Fra le 30 città più inquinate del mondo ben 22 sono in India, anche per via della popolazione che qui, come in Cina, continua a crescere contribuendo, anche, alla formazione di metropoli mostruose che arrivano fino ai 22-23 milioni di abitanti di Delhi, Mumbai, ecc.
Dunque, un panorama complesso, oltre che nebbioso. La limitazione o, anche, la cessazione di produzione di energia proveniente da fonti fossili, non risolverebbe interamente il problema, sebbene sarebbe un passo avanti decisivo sia per il sub-continente che per il pianeta, vista la concentrazione di popolazione in questo angolo di mondo, tenendo conto anche della vicina Cina.
Non dobbiamo, tuttavia, dimenticare un’altra questione, che poco ha a che fare con le risorse energetiche e con il loro uso. Si tratta di un problema ben più profondo, etico e di atteggiamento, già emerso nei decenni scorsi con le varie proposte di limitazioni delle armi nucleari. Questi Paesi, infatti, si sono trovati per lungo tempo alla mercè di una politica mondiale dettata dall’Occidente, che non ha cessato di sfruttare risorse naturali, economiche ed imporre leggi e norme internazionali a proprio favore.
Gli equilibri sono oggi cambiati e, volenti o nolenti, i Paesi che per secoli si sono considerati alla guida del mondo e che, ancor oggi, di fatto si sentono i grandi del pianeta devono fare i conti con la sensibilità di queste nuove potenze mondiali.

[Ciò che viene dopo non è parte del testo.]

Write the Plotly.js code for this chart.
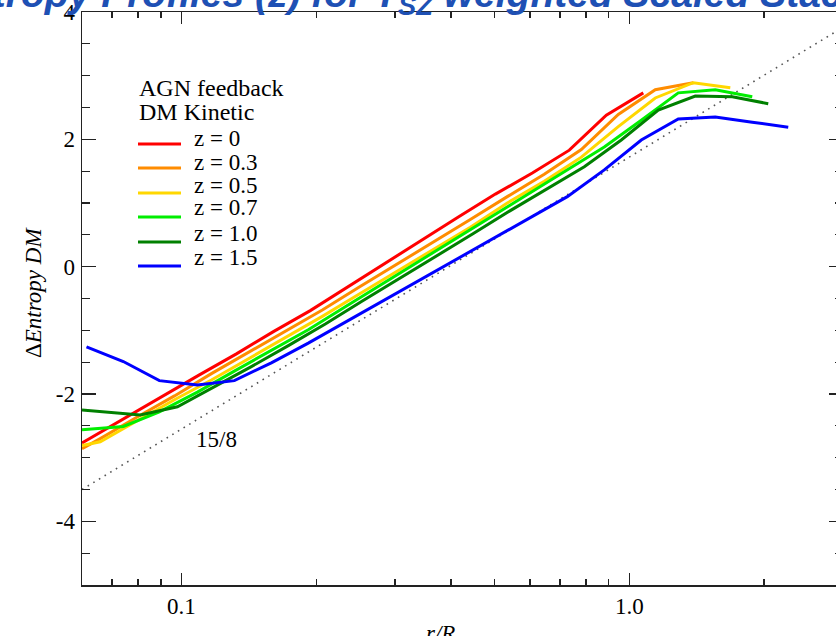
<!DOCTYPE html>
<html>
<head>
<meta charset="utf-8">
<script src="https://cdn.plot.ly/plotly-3.0.1.min.js"></script>
<style>
html,body{margin:0;padding:0;overflow:hidden;background:#fff;}
#chart{width:860px;height:636px;}
</style>
</head>
<body>
<div id="chart"></div>
<script>
// ---- data ----
const xTicks = [0.1, 1];
const xTickText = ['0.1', '1.0'];
const yTicks = [-4, -2, 0, 2, 4];
const yTickText = ['-4', '-2', '0', '2', '4'];

const labels = ['z = 0', 'z = 0.3', 'z = 0.5', 'z = 0.7', 'z = 1.0', 'z = 1.5'];

const xZ00 = [0.06, 0.0750, 0.0902, 0.1097, 0.1327, 0.1605, 0.1940, 0.2347, 0.2838, 0.3433, 0.4153, 0.5024, 0.6075, 0.7347, 0.8885, 1.0747];
const yZ00 = [-2.77, -2.37, -2.04, -1.70, -1.37, -1.02, -0.69, -0.32, 0.04, 0.42, 0.78, 1.14, 1.47, 1.83, 2.38, 2.73];

const xZ03 = [0.06, 0.0659, 0.0797, 0.0965, 0.1167, 0.1411, 0.1707, 0.2064, 0.2496, 0.3019, 0.3651, 0.4417, 0.5341, 0.6459, 0.7815, 0.9450, 1.1429, 1.3898];
const yZ03 = [-2.86, -2.70, -2.36, -2.03, -1.68, -1.35, -1.02, -0.68, -0.32, 0.03, 0.39, 0.74, 1.10, 1.45, 1.84, 2.39, 2.78, 2.89];

const xZ05 = [0.06, 0.0659, 0.0797, 0.0965, 0.1167, 0.1411, 0.1707, 0.2064, 0.2496, 0.3019, 0.3651, 0.4417, 0.5341, 0.6459, 0.7815, 0.9450, 1.1429, 1.3898, 1.6807];
const yZ05 = [-2.81, -2.75, -2.42, -2.09, -1.78, -1.45, -1.12, -0.78, -0.43, -0.08, 0.27, 0.62, 1.00, 1.34, 1.72, 2.20, 2.65, 2.89, 2.81];

const xZ07 = [0.06, 0.0742, 0.0893, 0.1086, 0.1313, 0.1588, 0.1920, 0.2323, 0.2810, 0.3398, 0.4111, 0.4972, 0.6013, 0.7272, 0.8794, 1.0636, 1.2863, 1.5558, 1.8817];
const yZ07 = [-2.56, -2.51, -2.28, -1.97, -1.64, -1.32, -0.99, -0.63, -0.27, 0.08, 0.44, 0.80, 1.16, 1.52, 1.88, 2.30, 2.73, 2.78, 2.67];

const xZ10 = [0.06, 0.0670, 0.0810, 0.0980, 0.1185, 0.1433, 0.1733, 0.2096, 0.2535, 0.3066, 0.3708, 0.4486, 0.5424, 0.6560, 0.7936, 0.9597, 1.1607, 1.4040, 1.6982, 2.0429];
const yZ10 = [-2.25, -2.28, -2.33, -2.20, -1.89, -1.57, -1.24, -0.90, -0.54, -0.19, 0.17, 0.52, 0.88, 1.22, 1.57, 1.99, 2.46, 2.68, 2.67, 2.56];

const xZ15 = [0.0614, 0.0742, 0.0893, 0.1086, 0.1313, 0.1588, 0.1920, 0.2323, 0.2810, 0.3398, 0.4111, 0.4972, 0.6013, 0.7272, 0.8794, 1.0636, 1.2863, 1.5558, 1.8817, 2.2640];
const yZ15 = [-1.26, -1.49, -1.79, -1.86, -1.79, -1.51, -1.20, -0.87, -0.55, -0.22, 0.11, 0.44, 0.77, 1.10, 1.52, 1.99, 2.32, 2.35, 2.27, 2.19];

const xRef = [0.06, 3.0];
const yRef = [-3.50, 3.76];
const refLabel = '15/8';
const refLabelX = 0.12;
const refLabelY = -2.72;

const colors = ['#ff0000', '#ff8c00', '#ffd700', '#00ee00', '#008000', '#0000ff'];

// ---- layout helpers (pixel -> paper) ----
const L = 82, R = 843, T = 12, B = 585;
const px = p => (p - L) / (R - L);
const py = p => (B - p) / (B - T);
const serif = 'Liberation Serif, Times New Roman, serif';

const xs = [xZ00, xZ03, xZ05, xZ07, xZ10, xZ15];
const ys = [yZ00, yZ03, yZ05, yZ07, yZ10, yZ15];

const traces = [{
  x: xRef, y: yRef, mode: 'lines', showlegend: false,
  line: {color: '#555555', width: 1.6, dash: '1.6px,5px'}, hoverinfo: 'skip'
}];
for (let i = 0; i < xs.length; i++) {
  traces.push({x: xs[i], y: ys[i], mode: 'lines', name: labels[i], showlegend: false,
    line: {color: colors[i], width: 3}});
}

const legendLineY = [144, 168, 193, 217, 242, 266];
const shapes = legendLineY.map((yy, i) => ({
  type: 'line', xref: 'paper', yref: 'paper',
  x0: px(138), x1: px(181), y0: py(yy), y1: py(yy),
  line: {color: colors[i], width: 3}
}));

const annotations = [
  {text: '<b><i>Entropy Profiles (z) for T<sub>SZ</sub> weighted Scaled Stacks</i></b>',
   xref: 'paper', yref: 'paper', x: px(-59), y: py(-4), xanchor: 'left', yanchor: 'middle',
   showarrow: false, font: {family: 'Liberation Sans, Arial, sans-serif', size: 39, color: '#1e50b4'}},
  {text: 'Δ<i>Entropy DM</i>', xref: 'paper', yref: 'paper', x: px(33), y: py(292),
   xanchor: 'center', yanchor: 'middle', textangle: -90, showarrow: false,
   font: {family: serif, size: 23, color: '#000'}},
  {text: '<i>r/R</i>', xref: 'paper', yref: 'paper', x: px(440), y: py(633),
   xanchor: 'center', yanchor: 'middle', showarrow: false,
   font: {family: serif, size: 23, color: '#000'}},
  {text: 'AGN feedback', xref: 'paper', yref: 'paper', x: px(137), y: py(88),
   xanchor: 'left', yanchor: 'middle', showarrow: false, font: {family: serif, size: 24, color: '#000'}},
  {text: 'DM Kinetic', xref: 'paper', yref: 'paper', x: px(137), y: py(112),
   xanchor: 'left', yanchor: 'middle', showarrow: false, font: {family: serif, size: 24, color: '#000'}},
  {text: refLabel, xref: 'x', yref: 'y', x: Math.log10(refLabelX), y: refLabelY,
   xanchor: 'center', yanchor: 'middle', showarrow: false, font: {family: serif, size: 23, color: '#000'}}
];
const legendTextY = [138, 162, 185, 208, 233, 257];
labels.forEach((t, i) => annotations.push({
  text: t, xref: 'paper', yref: 'paper', x: px(192), y: py(legendTextY[i]),
  xanchor: 'left', yanchor: 'middle', showarrow: false, font: {family: serif, size: 23, color: '#000'}
}));

const layout = {
  width: 860, height: 636,
  margin: {l: L, r: 860 - R, t: T, b: 636 - B, pad: 0},
  paper_bgcolor: '#fff', plot_bgcolor: '#fff',
  showlegend: false,
  font: {family: serif, size: 23, color: '#000'},
  xaxis: {
    type: 'log', range: [Math.log10(0.06), Math.log10(3.0)],
    tickmode: 'array', tickvals: xTicks, ticktext: xTickText,
    ticks: 'inside', ticklen: 12, tickwidth: 1.3, tickcolor: '#222',
    showline: true, linecolor: '#222', linewidth: 1.5, mirror: 'allticks',
    showgrid: false, zeroline: false, ticklabelstandoff: 0,
    minor: {tickmode: 'array', tickvals: [0.07, 0.08, 0.09, 0.2, 0.3, 0.4, 0.5, 0.6, 0.7, 0.8, 0.9, 2, 3],
            ticks: 'inside', ticklen: 6, tickwidth: 1.3, tickcolor: '#222', showgrid: false}
  },
  yaxis: {
    range: [-5, 4], tickmode: 'array', tickvals: yTicks, ticktext: yTickText,
    ticks: 'inside', ticklen: 14, tickwidth: 1.3, tickcolor: '#222',
    showline: true, linecolor: '#222', linewidth: 1.5, mirror: 'allticks',
    showgrid: false, zeroline: false, ticklabelstandoff: 1,
    minor: {dtick: 0.5, ticks: 'inside', ticklen: 8, tickwidth: 1.3, tickcolor: '#222', showgrid: false}
  },
  shapes: shapes,
  annotations: annotations
};

Plotly.newPlot('chart', traces, layout, {staticPlot: true, displayModeBar: false});
</script>
</body>
</html>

Fino ad oggi non possiamo nasconderci che l’inquinamento del pianeta e la sua progressiva distruzione è avvenuta per lo sviluppo indiscriminato causato dalla parte progredita del mondo senza farsi troppi scrupoli per la situazione altrui. Anche se oggi tutti rischiamo la distruzione, India e Cina fanno la voce grossa su molte questioni – armamenti nucleari, ambito energetico e situazione ecosostenibile del pianeta prima di tutto – mettendo in chiaro e imponendo condizioni che rallentano processi a favore di tutti. Non dimentichiamoci che nemmeno troppo tempo addietro l’amministrazione Trump o quella di Bolsonaro in Brasile hanno negato la necessità di porre limitazioni nella produzione di energia con conseguenze ambientali.
Ecco, quindi, spiegate – anche se forse non a sufficienza – le contraddizioni che pesano sulla Cop26. Si capiscono anche le lacrime di Alok Sharma: proprio un inglese di origini indiane ha dovuto concludere un evento drammatico con soluzioni finali in stato di stallo fino all’ultimo momento. Tutto quanto ho cercato di descrivere rappresenta un problema grave, di cui tutti potremmo pagare il prezzo, ma mette in evidenza che ci sono situazioni che vanno al di là di numeri, statistiche e proiezioni. I numeri e le previsioni, sia pur gravi, non devono farci dimenticare che l’ethos di culture e Paesi lontani dall’Occidente, ma ormai decisivi a livello globale, è estremamente sensibile e sottile, come ci rivelano quelle due piccole preposizioni, out e down, che hanno determinato la parzialità del successo che ci attendevamo dalla Cop26.